The New York Times announced in January
that the following year it would construct pay wall through which
regular readers would be charged for access to the newspaper’s website.
Ever since, business and media analysts as well as Times junkies have
speculated what the coming payment system will look like and debated
whether or not the change should even be made.
At the UBS Global Media Conference earlier this week, New York Times executives uncovered a few more details about their new online business model. Heavy readers, those who access more than 20 pages per month on the New York Times website will be charged an unspecified flat fee for unlimited content. "Visitors who come to the NYTimes.com through social-media sites would not be counted by the meter. That's designed to preserve its audience reach and the ad dollars that follow it," reports David Kaplan at Paid Content. "As for those who find articles on the site through search, it wasn’t clear if that would be limited by the paywall, but that is considered likely."
Joe Pompeo at the Yahoo News blog The Cutline also reported from the conference a statement made by Times Digital Chief Martin Nisenholtz regarding an agreement with Google to limit the number of articles that can be accessed for free by using the search engine. As more information continues to circulate so, too, do the many opinions on the matter.
- Allow People to Search for Content Reueters blogger Felix Salmon has been skeptical of the pay wall system ever since the Times announced its plan back in January. Upon hearing the news that NYT is working with Google to prevent nonsubscribers from circumventing the paywall, Salmon asks
Why would Nisenholtz do this? Why won't he just satisfy himself with raising revenue from loyal readers, rather than trying to prevent people from reading lots of stories? It should be flattering that people want to read NYT content so badly that they will take the long way around the paywall. Instead, Nisenholtz seems to find it downright threatening.
- Pay $19.99 a Month? Yeah Right At the conference, New York Times Newspaper President Scott Heeken-Canedy hinted that the $19.99 fee for a Times subscription on Kindle :might be indicative of where pricing for full Web access will end up," reports Poynter's Rick Edmonds. To this projection, Silicon Alley Insider retorted, "sorry, but that’s way too high."
- Not a Disaster In an interview with Business Insider,
New York Times financial columnist Andrew Ross Sorkin explains why he
doesn't think the coming paywall will be a disaster. He explains that
asking frequent readers to pay for content isn’t exactly a new concept. "When you go to the newsstand, you like to flip through the magazine or
the newspaper or whatever it is first before you buy it. and i think
that's, in large part, how we’re approaching it," he says.
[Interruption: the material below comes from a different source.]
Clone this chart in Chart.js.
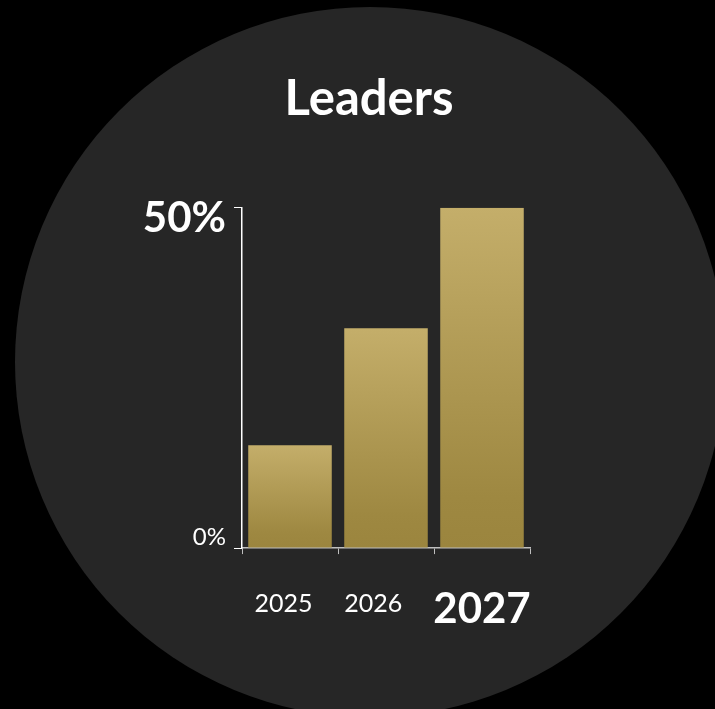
<!DOCTYPE html>
<html lang="en">
<head>
  <meta charset="UTF-8" />
  <title>Leaders</title>
  <script src="https://cdn.jsdelivr.net/npm/chart.js"></script>
  <style>
    html, body { margin: 0; padding: 0; background: #000; }
    #wrap { width: 715px; height: 709px; }
  </style>
</head>
<body>
  <div id="wrap"><canvas id="chart"></canvas></div>
  <script>
    // data
    const years = ['2025', '2026', '2027'];
    const leaders = [15.1, 32.3, 50];
    const yTicks = [0, 50];

    const FONT = 'Lato, "Open Sans", sans-serif';

    // dark round backdrop behind the chart
    const backdrop = {
      id: 'backdrop',
      beforeDraw(chart) {
        const c = chart.ctx;
        c.save();
        c.fillStyle = '#000';
        c.fillRect(0, 0, chart.width, chart.height);
        c.beginPath();
        c.arc(370, 362, 355, 0, Math.PI * 2);
        c.fillStyle = '#262626';
        c.fill();
        c.restore();
      }
    };

    // gold gradient, light on top of each bar, darker at the base
    function barFill(ctx) {
      const chart = ctx.chart;
      const y = chart.scales.y;
      if (!chart.chartArea || !y || !ctx.parsed) return '#b09a55';
      const top = y.getPixelForValue(ctx.parsed.y);
      const base = y.getPixelForValue(0);
      if (!isFinite(top) || !isFinite(base) || top === base) return '#b09a55';
      const g = chart.ctx.createLinearGradient(0, top, 0, base);
      g.addColorStop(0, '#c4ae6a');
      g.addColorStop(0.85, '#9e8841');
      g.addColorStop(1, '#9b853e');
      return g;
    }

    // the small year labels sit a little left of their bar centres
    const labelPad = ['  ', '    ', ''];

    new Chart(document.getElementById('chart'), {
      type: 'bar',
      data: {
        labels: years,
        datasets: [{
          label: 'Leaders',
          data: leaders,
          backgroundColor: barFill,
          borderWidth: 0,
          barPercentage: 0.87,
          categoryPercentage: 1
        }]
      },
      options: {
        responsive: true,
        maintainAspectRatio: false,
        animation: false,
        layout: { padding: { left: 132, right: 109, top: 0, bottom: 45 } },
        plugins: {
          legend: { display: false },
          tooltip: { enabled: false },
          title: {
            display: true,
            text: 'Leaders',
            color: '#ffffff',
            font: { family: FONT, size: 49, weight: 'bold', lineHeight: 1.2 },
            padding: { top: 70, bottom: 79 }
          }
        },
        scales: {
          x: {
            offset: true,
            border: { color: '#bfbfbf', width: 1.5 },
            grid: { drawOnChartArea: false, drawTicks: true, tickLength: 6, color: '#bfbfbf', offset: true },
            ticks: {
              color: '#ffffff',
              padding: 35,
              autoSkip: false,
              maxRotation: 0,
              minRotation: 0,
              callback: (v, i) => years[i] + labelPad[i],
              font: (c) => c.index === 2
                ? { family: FONT, size: 42, weight: 'bold', lineHeight: 0.95 }
                : { family: FONT, size: 25, weight: 'normal', lineHeight: 1.2 }
            }
          },
          y: {
            min: 0,
            max: 50,
            afterFit(scale) { scale.width = 110; },
            afterBuildTicks(scale) { scale.ticks = yTicks.map(v => ({ value: v })); },
            border: { color: '#ffffff', width: 1.5 },
            grid: { drawOnChartArea: false, drawTicks: true, tickLength: 8, color: '#ffffff' },
            ticks: {
              color: '#ffffff',
              padding: 8,
              callback: (v) => v === 50 ? ['', v + '%'] : [v + '%', ''],
              font: (c) => c.index === 1
                ? { family: FONT, size: 42, weight: 'bold', lineHeight: '22px' }
                : { family: FONT, size: 24, weight: 'normal', lineHeight: '22px' }
            }
          },
          // empty right-hand spacer so the title centres where the original does
          spacer: {
            position: 'right',
            afterFit(scale) { scale.width = 76; },
            border: { display: false },
            grid: { display: false },
            ticks: { display: false }
          }
        }
      },
      plugins: [backdrop]
    });
  </script>
</body>
</html>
- This Could Be Great for Business After looking examining the New York Times' recent financial losses and gains, Silicon Alley Insider blogger Henry Blodget concludes that the paywall is an excellent business strategy. He suggests critics consider that
First, the NYT would be dumb not to try a paywall. If it fails, the company can just remove it--and be no worse off than it is today ... Second, and more important, the paywall will likely extend the life of the print business ... The NYT is planning to introduce a smarter version of the paywall than Rupert Murdoch's papers have ... [and] the NYT's paywall will preserve most of the site's advertising revenue while also adding incremental super-high-margin subscription revenue.